Karena itu, Kaesang dilaporkan ke Komisi Pemberantasan Korupsi (KPK).
Setelah gonjang-ganjing hampir sebulan, Kaesang akhirnya mendatangi kantor KPK pada 17 September 2024. Di hadapan KPK, Kaesang mengatakan “nebeng teman”.
Yang menarik, bagi Kaesang, bagi anak penyelenggara negara, dalam hal ini Presiden, “nebeng teman” ke Amerika Serikat, menggunakan pesawat jet pribadi, termasuk kategori gratifikasi, yaitu menerima hadiah atau imbalan yang tidak mungkin diperoleh apabila yang bersangkutan bukan anak penyelenggara negara.

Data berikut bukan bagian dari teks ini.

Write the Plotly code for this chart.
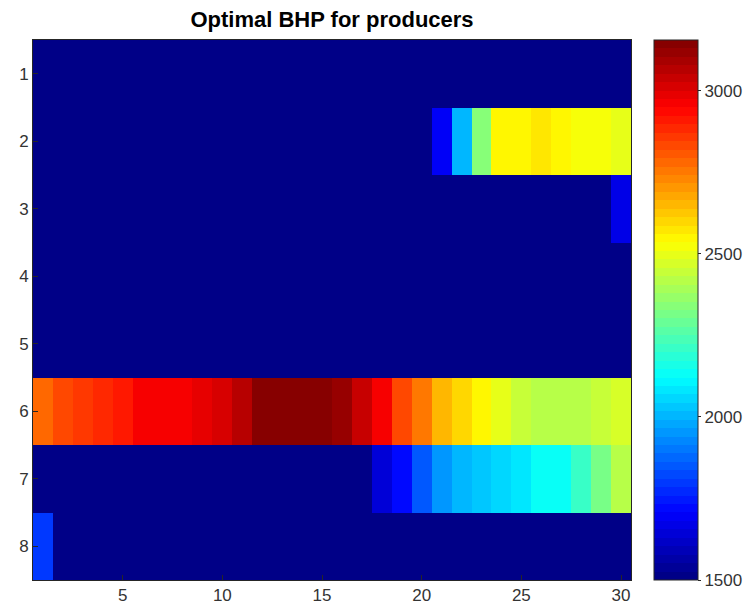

Kasus gratifikasi dapat diilustrasikan sebagai berikut. Misalnya, ada anak penyelenggara negara bertempat tinggal di rumah yang sangat mewah, dengan nilai wajar biaya sewa diperkirakan Rp10 miliar, selama periode tertentu.
Anak penyelenggaran negara tersebut kemudian mengaku, bahwa dia tidak menyewa rumah mewah tersebut, tetapi dikasih pinjam oleh temannya, alias nebeng.
Tentu saja alasan konyol ini tidak bisa diterima oleh aparat penegak hukum yang jujur dan berpikiran normal. Untuk itu perlu diselidiki lebih mendalam.
Dampak dari pengakuan “nebeng teman” ini, tanpa bayar uang sewa, merupakan pengakuan secara eksplisit, bahwa anak penyelenggara negara tersebut telah menerima hadiah atau kenikmatan yang dinamakan gratifikasi, dalam bentuk sewa tempat tinggal gratis.
Dampak lainnya yang lebih serius, rumah tinggal mewah yang ditempati anak penyelenggara negara tersebut bisa saja rumah milik sendiri, milik penyelenggara negara bersangkutan, tetapi diatasnamakan orang lain, untuk menyamarkan asal-usul kepemilikan hartanya.
Penyamaran asal-usul kepemilikan harta seperti properti, mobil, kapal pesiar, bahkan private jet, masuk kategori tindak pidana pencucian uang (ilegal), atau TPPU, termasuk uang yang berasal dari korupsi.
Kasus gratifikasi biasanya bersamaan dengan kasus tindak pidana pencucian uang. KPK sudah berpuluh-puluh kali mengungkap kasus gratifikasi dan tindak pidana pencucian uang, karena kepemilikan harta penyelenggara negara yang bersangkutan disamarkan atas nama orang lain.
Tahun ini KPK berhasil menyeret dan mengadili dua kasus gratifikasi, dan sekaligus tindak pidana pencucian uang, yang dilakukan oleh eks kepala bea cukai Yogyakarta Eko Darmanto dan eks kepala bea cukai Makassar Adhi Pramono.
Rafael Alun, pegawai direktorat pajak, juga dinyatakan bersalah telah menerima gratifikasi dan melakukan tindak pidana pencucian uang, setelah gaya hidup mewah keluarganya dibongkar netizen, dan kemudian beredar luas di berbagai media sosial dan media online.
Pengakuan Kaesang “nebeng teman” dalam perjalanan ke Amerika Serikat dengan menggunakan pesawat jet pribadi secara eksplisit merupakan pengakuan bahwa yang bersangkutan telah menerima gratifikasi, telah menerima kenikmatan dalam bentuk perjalanan gratis ke Amerika Serikat dengan jet pribadi.
Maksud hati memberi klarifikasi “nebeng teman” agar terhindar dari kasus gratifikasi. Apa daya, pengakuan “nebeng teman” malah menegaskan, Kaesang telah menerima gratifikasi, dan kemungkinan besar juga akan kena tindak pidana pencucian uang.
Karena itu, KPK tidak bisa mengelak lagi untuk segera mengusut kasus dugaan gratifikasi Kaesang yang sudah begitu terang-benderang. KPK sebaiknya jangan memancing amarah publik yang sudah memuncak, dengan membiarkan kasus ini menguap.